Company #1 – Archer Daniels Midland (ADM) –   ADM caught my attention in the second quarter when the price fell to the low-$40 price range.  The company’s stock price has recovered over the last few weeks; however, the metrics are still looking great and would pass our dividend stock screener with flying colors.  The  P/E Ratio is ~16.8X  and the dividend growth has continued to be solid, as the despite the company’s recent high single digit growth rate. When I purchased ADM, their yield was about 2.3%.  Now the company’s dividend yield is ~2.90%!  My position produces $13.54 in dividend income quarterly, so it would be nice to increase my stake to receive at least $20 per quarter.

Company #2 – Canadian Imperial (CM) – CM is the highest yielding stock on my watch list, so I would get the most bang for my buck in terms of dividend by investing in CM.   CM’s dividend yield is 4.8% and their annualized payout ratio per their latest press release was around 50% (these figures are in line with the other major Canadian Banks).  After diving further through their financials, I was very happy with their loan quality, recent dividend increase, and their awesome 16% ROE!  That is a very strong mark for the banking industry compared to what we typically see.  One nice thing about potentially investing in CM is that the company’s ex-dividend date is September 27th.  If I invest in the next few days, I would still have time to capture their next dividend payment in October.  It would be nice to boost my income in an “off month” during the quarter.  Man I would love to increase that $10 quarterly dividend check I receive from CM.

Company #3 – IBM (IBM) –  IBM has quietly decrease 12% YTD, which caught me off guard.  I have always been hesitant to invest in the tech industry for some reason, despite the fact that Lanny made performed a stock analysis over Cisco earlier in the year and invested twice in CSCO subsequent to the analysis!  I dipped my toe in the waters by investing in IBM several years ago and well, the position has remained relatively stable.  The price has not appreciated despite all of the share buybacks over the last few years and the only reason I am not showing a net loss on the position is due to re-invested dividends.   The company’s metrics look great, as they always have (P/E = ~10.5X, Dividend Yield = ~4.1%,  and a low payout ratio = 43%).  Since IBM continues to pass our stock screener, the dividend yield is very strong,  and the fact company has an insane cash balance to continue re-purchasing shares or increasing their dividend, I thought it would be a nice company to keep my eye on over the next several weeks and see if I can add to the $21 quarterly dividend I receive from Big Blue.

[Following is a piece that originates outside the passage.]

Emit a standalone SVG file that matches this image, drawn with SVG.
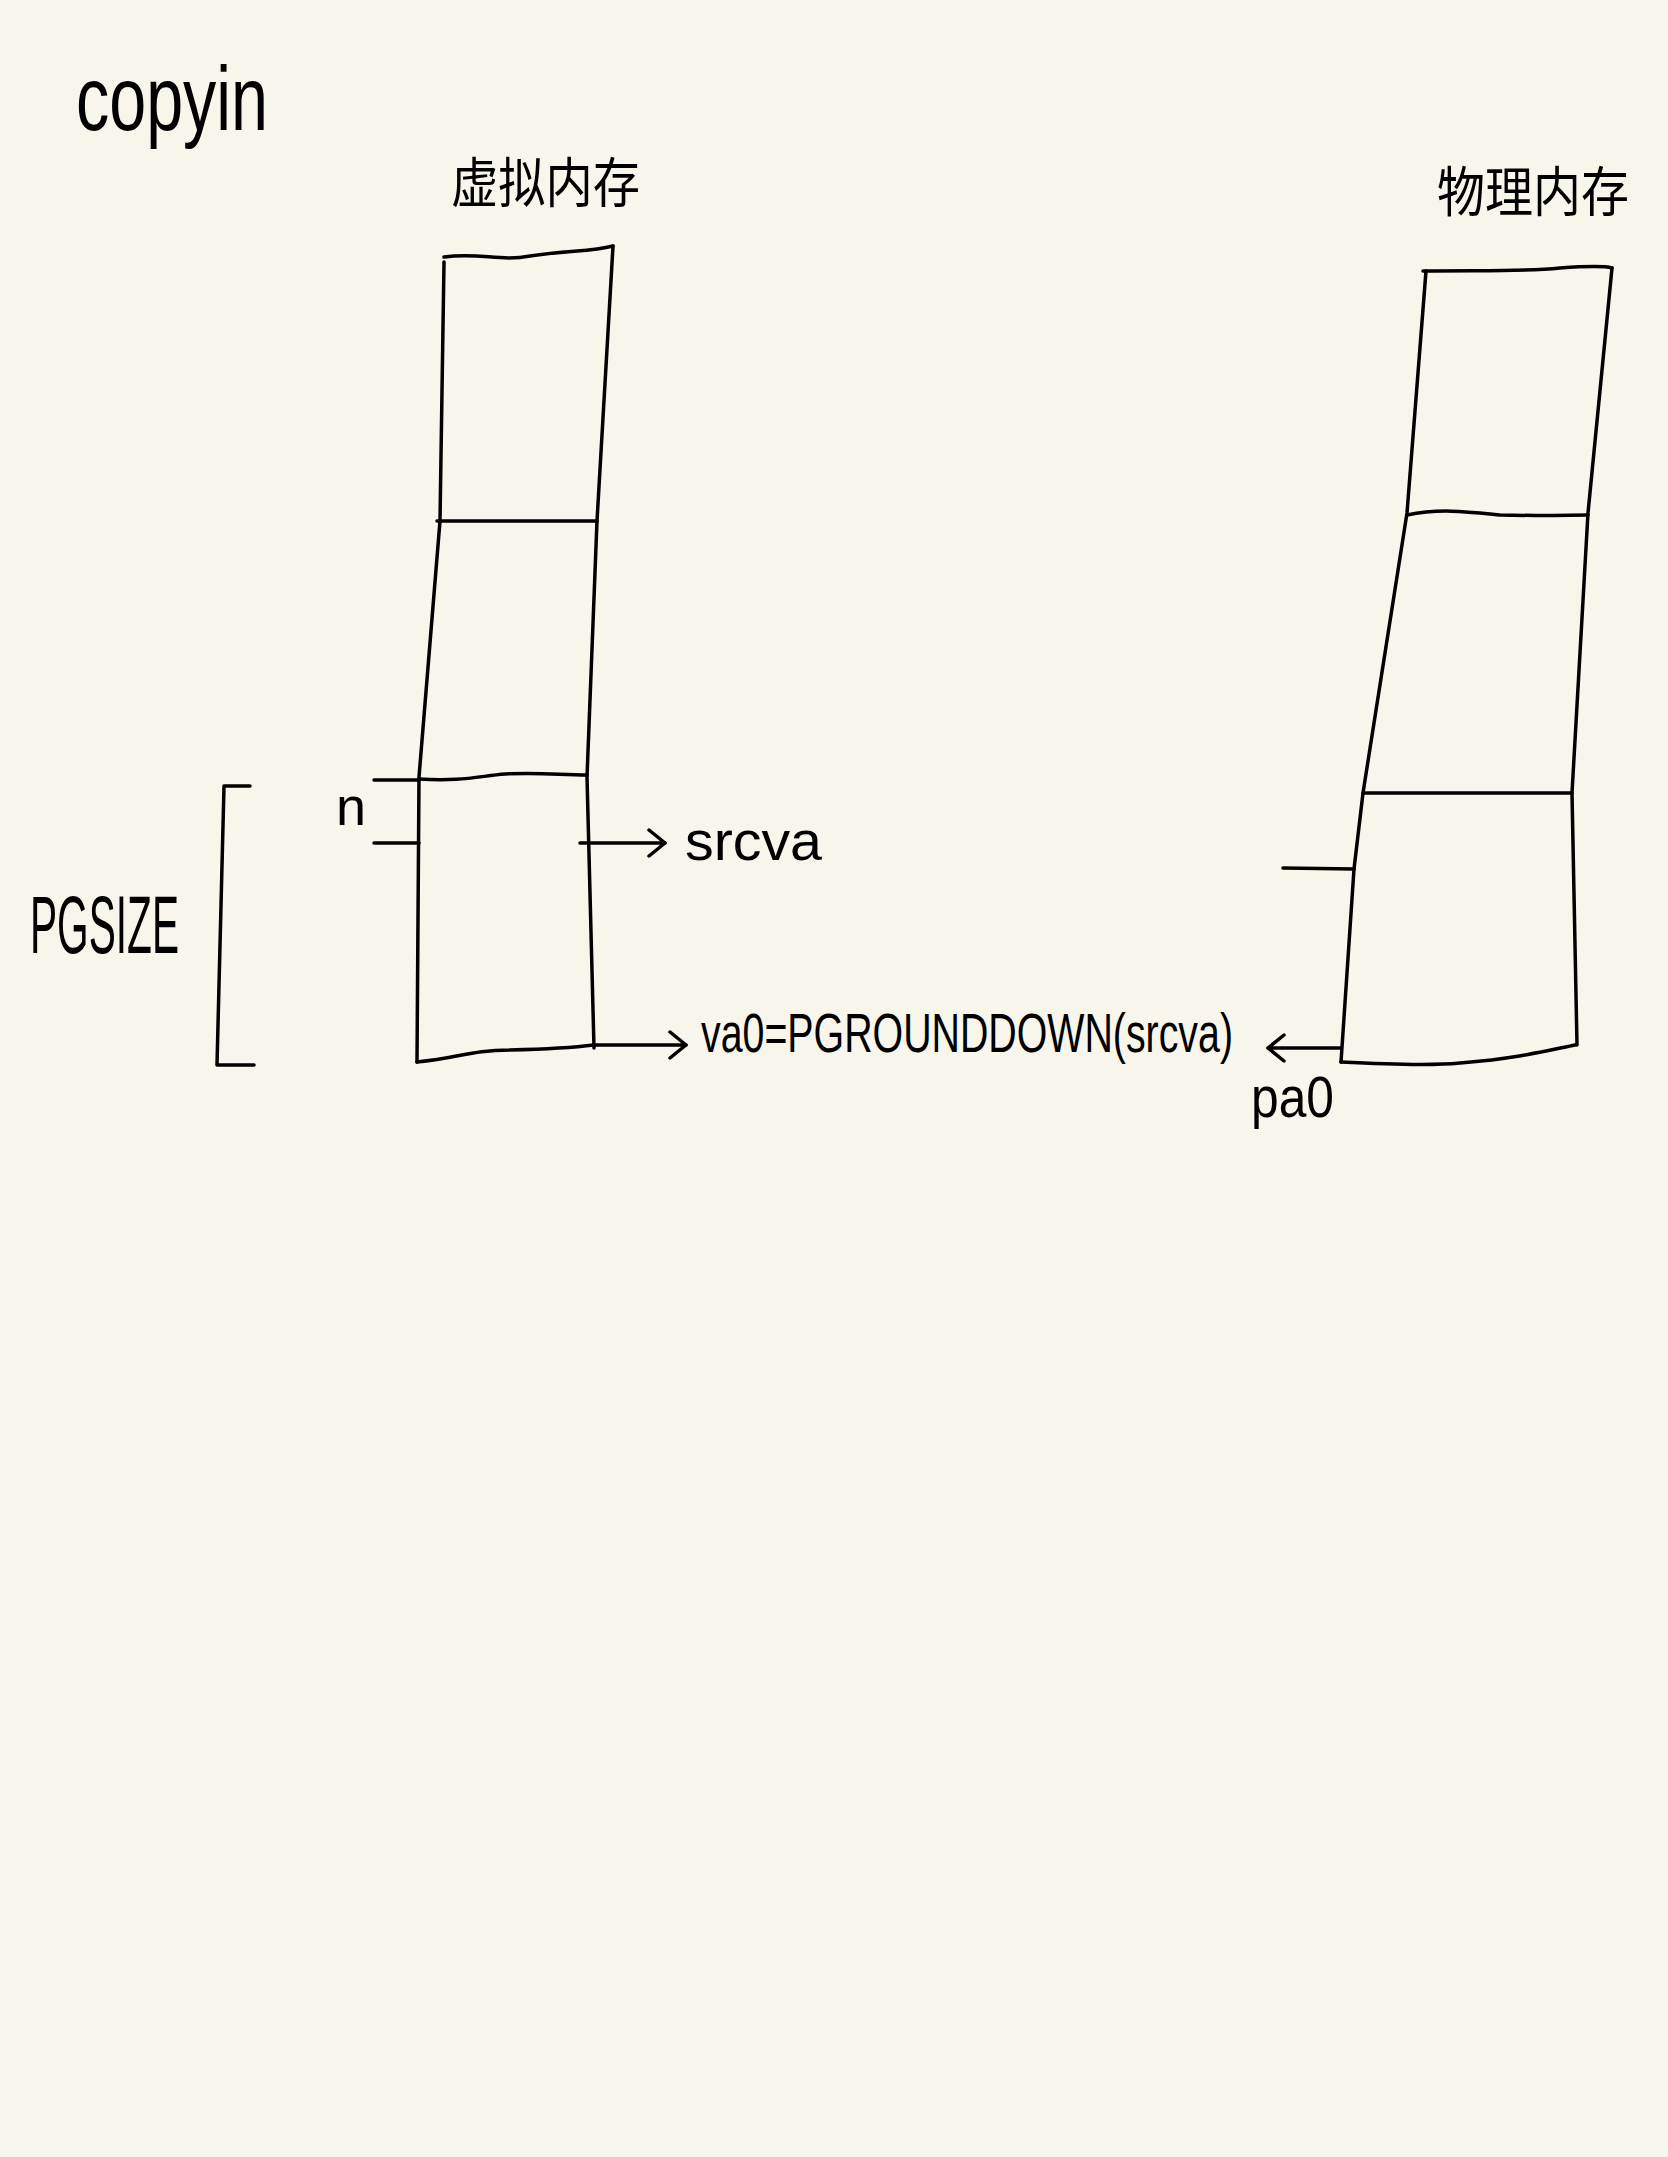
<svg xmlns="http://www.w3.org/2000/svg" width="1668" height="2157" viewBox="0 0 1668 2157">
<style>
.ink{fill:none;stroke:#000;stroke-width:3.5;stroke-linecap:round;stroke-linejoin:round}
.hw{font-family:"Liberation Sans","DejaVu Sans",sans-serif;fill:#000}
.cjk{font-family:"Noto Sans CJK SC","Liberation Sans",sans-serif;fill:#000}
</style>
<defs>
<marker id="open" viewBox="0 0 20 30" refX="18" refY="15" markerWidth="20" markerHeight="30" markerUnits="userSpaceOnUse" orient="auto">
<path d="M2,2 L18,15 L2,28" fill="none" stroke="#000" stroke-width="3.5" stroke-linecap="round" stroke-linejoin="round"/>
</marker>
</defs>
<rect width="1668" height="2157" fill="#F8F6EB"/>
<g id="title">
<text class="hw" x="76" y="130" font-size="90" textLength="192" lengthAdjust="spacingAndGlyphs">copyin</text>
</g>
<g id="virtual-memory">
<text class="cjk" x="451" y="203" font-size="54" textLength="189" lengthAdjust="spacingAndGlyphs">虚拟内存</text>
<path class="ink" d="M444,257 C480,252 500,262 530,256 C570,250 590,252 613,246"/>
<polyline class="ink" points="444,262 440,521 419,777 417,1062"/>
<polyline class="ink" points="613,246 597,521 587,777 594,1048"/>
<path class="ink" d="M437,521 L597,521"/>
<path class="ink" d="M419,779 C460,782 480,776 505,774 C540,772 560,775 587,775"/>
<path class="ink" d="M417,1062 C460,1058 470,1050 510,1050 C550,1049 570,1048 594,1045"/>
<path class="ink" d="M374,780 L419,780" stroke-width="6"/>
<path class="ink" d="M374,843 L419,843"/>
<text class="hw" x="336" y="825" font-size="54">n</text>
</g>
<g id="pgsize">
<path class="ink" d="M250,786 L224,786 L217,1065 L254,1065"/>
<text class="hw" x="30" y="953" font-size="82" textLength="149" lengthAdjust="spacingAndGlyphs">PGSIZE</text>
</g>
<g id="physical-memory">
<text class="cjk" x="1437" y="212" font-size="54" textLength="192" lengthAdjust="spacingAndGlyphs">物理内存</text>
<path class="ink" d="M1423,271 C1480,270 1520,272 1560,268 C1590,266 1605,266 1612,268"/>
<polyline class="ink" points="1426,271 1407,513 1363,793 1354,869 1341,1062"/>
<polyline class="ink" points="1612,268 1588,513 1572,793 1577,1045"/>
<path class="ink" d="M1407,515 C1440,508 1470,512 1500,515 C1540,516 1570,515 1588,515"/>
<path class="ink" d="M1363,793 L1572,793"/>
<path class="ink" d="M1283,868 L1354,869"/>
<path class="ink" d="M1341,1062 C1380,1064 1430,1066 1460,1063 C1520,1058 1550,1050 1575,1045"/>
</g>
<g id="connectors">
<path class="ink" d="M580,843 L665,843" marker-end="url(#open)"/>
<path class="ink" d="M594,1045 L686,1045" marker-end="url(#open)"/>
<path class="ink" d="M1341,1048 L1268,1048" marker-end="url(#open)"/>
</g>
<g id="labels">
<text class="hw" x="685" y="860" font-size="56" textLength="137" lengthAdjust="spacingAndGlyphs">srcva</text>
<text class="hw" x="701" y="1052" font-size="56" textLength="532" lengthAdjust="spacingAndGlyphs">va0=PGROUNDDOWN(srcva)</text>
<text class="hw" x="1251" y="1117" font-size="58" textLength="83" lengthAdjust="spacingAndGlyphs">pa0</text>
</g>
</svg>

Company #4 – General Mills (GIS) – Last buy not least, the one company I do not own on this list.  My love for consumer stocks, the company’s -15% YTD performance, and 3.75% dividend yield has General Mills on my radar.   There are a few negatives that I have to consider before initiating a position.  The company has a high debt to equity ratio, their dividend growth rate slowed tremendously in 2017 (only posted a 2% increase during the year), and the company’s payout ratio is higher than the 60% threshold we use in our screener at the moment.  However, if the price continues to fall and the P/E ratio continues to fall (currently just over 16X), I may be too tempted and initiate a position!  But I must say, this is the most unlikely investment on the list.

Four solid companies that I look forward to closely monitoring over the next few weeks.  I would be excited if I could add one of these companies.  Man, over the last few weeks I have felt as motivated as every to keep on reaching deep, keep on pushing, and JUST GO FOR IT.   Are you watching the companies that I included on my watch list?  If not, which companies are you considering?  What are your thoughts on IBM or GIS?